Given problem —
Skipping all pictures, set down the lines of the listing from the first through the one with "const degreeFitRight = [[0, 0.044], [1.5, 0.0509], [3, 0.0574]];".

Provided material —
•••••

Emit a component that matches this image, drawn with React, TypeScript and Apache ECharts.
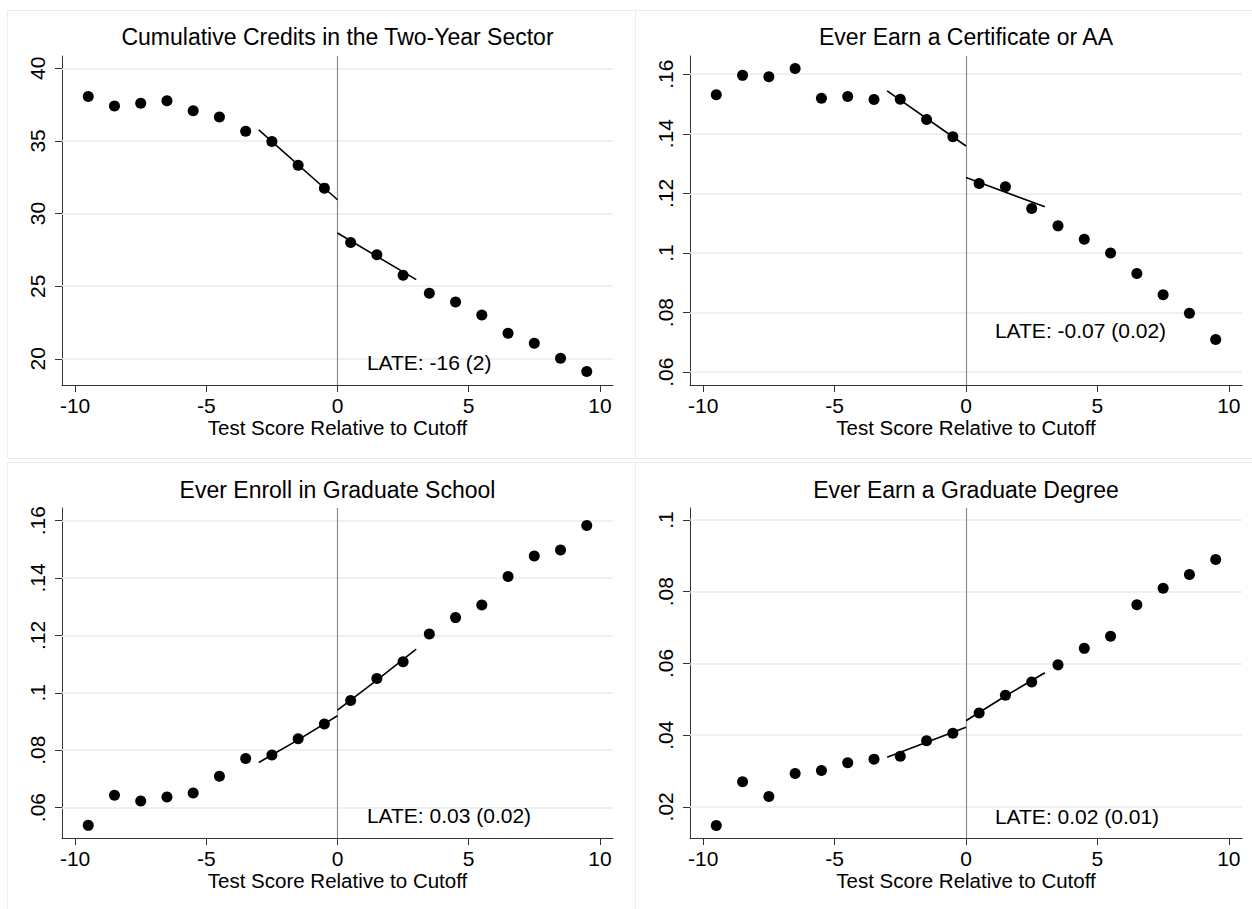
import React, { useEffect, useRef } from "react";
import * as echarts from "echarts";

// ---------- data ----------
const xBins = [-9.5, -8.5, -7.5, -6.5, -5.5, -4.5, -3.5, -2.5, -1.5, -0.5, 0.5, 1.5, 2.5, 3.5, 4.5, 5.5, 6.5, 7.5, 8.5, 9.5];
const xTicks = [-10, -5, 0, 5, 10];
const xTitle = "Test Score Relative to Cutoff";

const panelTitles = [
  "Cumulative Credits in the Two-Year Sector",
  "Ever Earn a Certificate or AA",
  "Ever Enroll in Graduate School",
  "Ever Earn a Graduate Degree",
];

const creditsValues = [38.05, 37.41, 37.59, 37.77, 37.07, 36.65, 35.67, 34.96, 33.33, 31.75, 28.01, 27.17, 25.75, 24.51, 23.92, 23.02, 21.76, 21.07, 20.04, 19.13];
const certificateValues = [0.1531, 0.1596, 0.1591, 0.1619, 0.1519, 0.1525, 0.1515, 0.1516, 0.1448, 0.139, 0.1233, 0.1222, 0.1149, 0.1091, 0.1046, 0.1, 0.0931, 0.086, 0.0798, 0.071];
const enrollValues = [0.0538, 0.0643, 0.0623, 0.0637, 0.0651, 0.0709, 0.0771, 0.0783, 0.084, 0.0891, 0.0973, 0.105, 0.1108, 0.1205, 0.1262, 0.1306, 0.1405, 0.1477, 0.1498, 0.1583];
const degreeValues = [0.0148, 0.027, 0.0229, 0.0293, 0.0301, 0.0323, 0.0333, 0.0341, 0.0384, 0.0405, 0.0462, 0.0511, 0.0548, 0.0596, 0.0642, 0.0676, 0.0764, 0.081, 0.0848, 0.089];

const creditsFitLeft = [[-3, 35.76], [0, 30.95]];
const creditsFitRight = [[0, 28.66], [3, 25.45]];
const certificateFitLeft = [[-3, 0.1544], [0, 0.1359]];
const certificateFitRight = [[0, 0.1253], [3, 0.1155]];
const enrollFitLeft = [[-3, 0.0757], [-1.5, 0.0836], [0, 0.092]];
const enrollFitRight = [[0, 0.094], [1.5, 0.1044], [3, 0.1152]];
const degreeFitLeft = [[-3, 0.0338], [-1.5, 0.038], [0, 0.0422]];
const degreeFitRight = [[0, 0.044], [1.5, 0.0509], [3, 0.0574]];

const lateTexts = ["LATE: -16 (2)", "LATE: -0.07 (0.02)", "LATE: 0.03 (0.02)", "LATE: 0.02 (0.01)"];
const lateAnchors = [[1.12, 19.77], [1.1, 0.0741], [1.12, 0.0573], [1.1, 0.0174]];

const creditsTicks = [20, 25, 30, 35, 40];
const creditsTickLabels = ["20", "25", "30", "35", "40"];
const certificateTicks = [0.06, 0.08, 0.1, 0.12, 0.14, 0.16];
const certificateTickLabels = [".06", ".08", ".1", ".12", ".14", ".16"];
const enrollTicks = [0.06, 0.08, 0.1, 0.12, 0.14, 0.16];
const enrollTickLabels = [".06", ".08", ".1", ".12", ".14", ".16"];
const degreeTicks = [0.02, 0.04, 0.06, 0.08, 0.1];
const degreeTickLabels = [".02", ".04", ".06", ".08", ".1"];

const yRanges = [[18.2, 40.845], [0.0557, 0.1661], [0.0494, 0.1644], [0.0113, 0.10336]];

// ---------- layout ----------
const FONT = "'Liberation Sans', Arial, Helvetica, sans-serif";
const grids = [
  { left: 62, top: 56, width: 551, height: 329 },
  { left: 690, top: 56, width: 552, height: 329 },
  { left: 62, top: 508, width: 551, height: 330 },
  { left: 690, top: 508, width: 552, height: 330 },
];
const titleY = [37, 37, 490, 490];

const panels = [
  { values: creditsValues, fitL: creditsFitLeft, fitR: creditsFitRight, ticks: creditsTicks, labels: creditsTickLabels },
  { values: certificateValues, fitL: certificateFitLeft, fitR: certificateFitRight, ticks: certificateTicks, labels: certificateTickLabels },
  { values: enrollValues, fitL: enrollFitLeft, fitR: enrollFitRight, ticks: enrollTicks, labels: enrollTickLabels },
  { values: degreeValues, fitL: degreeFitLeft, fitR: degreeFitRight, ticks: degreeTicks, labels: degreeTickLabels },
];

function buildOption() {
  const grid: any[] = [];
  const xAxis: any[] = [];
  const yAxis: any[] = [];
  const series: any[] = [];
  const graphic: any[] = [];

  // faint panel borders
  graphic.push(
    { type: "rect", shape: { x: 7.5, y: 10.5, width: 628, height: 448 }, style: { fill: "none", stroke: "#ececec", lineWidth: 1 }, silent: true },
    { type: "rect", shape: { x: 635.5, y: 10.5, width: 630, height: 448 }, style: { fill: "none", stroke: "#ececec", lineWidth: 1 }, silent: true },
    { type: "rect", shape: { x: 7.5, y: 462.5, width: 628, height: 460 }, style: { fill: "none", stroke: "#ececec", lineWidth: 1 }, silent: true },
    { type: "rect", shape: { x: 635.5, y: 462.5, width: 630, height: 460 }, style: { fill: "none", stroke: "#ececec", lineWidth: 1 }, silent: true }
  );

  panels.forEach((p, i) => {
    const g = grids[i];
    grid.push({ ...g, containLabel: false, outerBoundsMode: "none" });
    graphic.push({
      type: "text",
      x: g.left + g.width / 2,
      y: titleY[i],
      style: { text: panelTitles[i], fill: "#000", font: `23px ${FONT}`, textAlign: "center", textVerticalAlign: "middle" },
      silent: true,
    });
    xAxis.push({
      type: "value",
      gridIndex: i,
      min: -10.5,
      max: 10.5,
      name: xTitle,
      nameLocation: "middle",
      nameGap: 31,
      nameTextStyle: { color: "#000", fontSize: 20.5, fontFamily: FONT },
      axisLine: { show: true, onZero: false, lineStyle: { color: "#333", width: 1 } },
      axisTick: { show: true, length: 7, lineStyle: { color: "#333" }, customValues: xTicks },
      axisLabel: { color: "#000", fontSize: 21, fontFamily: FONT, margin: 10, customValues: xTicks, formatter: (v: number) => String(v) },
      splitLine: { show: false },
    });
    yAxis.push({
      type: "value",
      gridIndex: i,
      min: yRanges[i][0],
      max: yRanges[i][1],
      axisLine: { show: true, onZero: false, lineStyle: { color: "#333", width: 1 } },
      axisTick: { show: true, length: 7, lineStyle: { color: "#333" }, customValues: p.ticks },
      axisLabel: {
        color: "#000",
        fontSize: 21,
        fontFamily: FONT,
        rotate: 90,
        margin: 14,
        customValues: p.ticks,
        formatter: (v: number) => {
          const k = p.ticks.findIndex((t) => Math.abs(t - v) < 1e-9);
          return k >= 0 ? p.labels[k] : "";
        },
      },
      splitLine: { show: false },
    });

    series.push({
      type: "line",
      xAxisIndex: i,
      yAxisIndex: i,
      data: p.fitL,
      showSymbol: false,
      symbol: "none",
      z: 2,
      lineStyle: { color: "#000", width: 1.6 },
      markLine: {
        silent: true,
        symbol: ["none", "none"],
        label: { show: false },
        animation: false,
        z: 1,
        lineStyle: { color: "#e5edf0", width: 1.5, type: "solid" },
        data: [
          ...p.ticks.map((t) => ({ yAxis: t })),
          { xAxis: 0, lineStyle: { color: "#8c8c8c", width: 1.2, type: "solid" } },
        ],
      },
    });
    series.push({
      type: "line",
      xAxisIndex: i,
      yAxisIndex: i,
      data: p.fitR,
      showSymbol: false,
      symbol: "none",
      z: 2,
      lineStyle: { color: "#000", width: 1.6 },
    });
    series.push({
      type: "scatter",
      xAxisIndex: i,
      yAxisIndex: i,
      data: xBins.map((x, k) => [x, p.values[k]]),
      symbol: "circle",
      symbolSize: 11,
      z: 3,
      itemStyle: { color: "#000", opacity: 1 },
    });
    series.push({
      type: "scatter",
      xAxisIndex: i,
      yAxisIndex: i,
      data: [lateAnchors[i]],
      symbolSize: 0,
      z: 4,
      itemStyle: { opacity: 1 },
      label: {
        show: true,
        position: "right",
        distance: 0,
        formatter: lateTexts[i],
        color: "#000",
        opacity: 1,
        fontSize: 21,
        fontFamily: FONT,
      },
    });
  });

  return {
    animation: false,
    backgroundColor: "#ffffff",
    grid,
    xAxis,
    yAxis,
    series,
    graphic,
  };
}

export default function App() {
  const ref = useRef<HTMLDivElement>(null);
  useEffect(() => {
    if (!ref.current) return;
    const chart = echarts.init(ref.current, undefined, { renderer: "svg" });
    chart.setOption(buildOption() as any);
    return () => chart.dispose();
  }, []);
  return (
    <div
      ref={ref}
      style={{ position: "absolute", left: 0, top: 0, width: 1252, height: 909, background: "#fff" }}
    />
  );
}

•••••

Problem solution —
Emit a component that matches this image, drawn with React, TypeScript and Apache ECharts.
import React, { useEffect, useRef } from "react";
import * as echarts from "echarts";

// ---------- data ----------
const xBins = [-9.5, -8.5, -7.5, -6.5, -5.5, -4.5, -3.5, -2.5, -1.5, -0.5, 0.5, 1.5, 2.5, 3.5, 4.5, 5.5, 6.5, 7.5, 8.5, 9.5];
const xTicks = [-10, -5, 0, 5, 10];
const xTitle = "Test Score Relative to Cutoff";

const panelTitles = [
  "Cumulative Credits in the Two-Year Sector",
  "Ever Earn a Certificate or AA",
  "Ever Enroll in Graduate School",
  "Ever Earn a Graduate Degree",
];

const creditsValues = [38.05, 37.41, 37.59, 37.77, 37.07, 36.65, 35.67, 34.96, 33.33, 31.75, 28.01, 27.17, 25.75, 24.51, 23.92, 23.02, 21.76, 21.07, 20.04, 19.13];
const certificateValues = [0.1531, 0.1596, 0.1591, 0.1619, 0.1519, 0.1525, 0.1515, 0.1516, 0.1448, 0.139, 0.1233, 0.1222, 0.1149, 0.1091, 0.1046, 0.1, 0.0931, 0.086, 0.0798, 0.071];
const enrollValues = [0.0538, 0.0643, 0.0623, 0.0637, 0.0651, 0.0709, 0.0771, 0.0783, 0.084, 0.0891, 0.0973, 0.105, 0.1108, 0.1205, 0.1262, 0.1306, 0.1405, 0.1477, 0.1498, 0.1583];
const degreeValues = [0.0148, 0.027, 0.0229, 0.0293, 0.0301, 0.0323, 0.0333, 0.0341, 0.0384, 0.0405, 0.0462, 0.0511, 0.0548, 0.0596, 0.0642, 0.0676, 0.0764, 0.081, 0.0848, 0.089];

const creditsFitLeft = [[-3, 35.76], [0, 30.95]];
const creditsFitRight = [[0, 28.66], [3, 25.45]];
const certificateFitLeft = [[-3, 0.1544], [0, 0.1359]];
const certificateFitRight = [[0, 0.1253], [3, 0.1155]];
const enrollFitLeft = [[-3, 0.0757], [-1.5, 0.0836], [0, 0.092]];
const enrollFitRight = [[0, 0.094], [1.5, 0.1044], [3, 0.1152]];
const degreeFitLeft = [[-3, 0.0338], [-1.5, 0.038], [0, 0.0422]];
const degreeFitRight = [[0, 0.044], [1.5, 0.0509], [3, 0.0574]];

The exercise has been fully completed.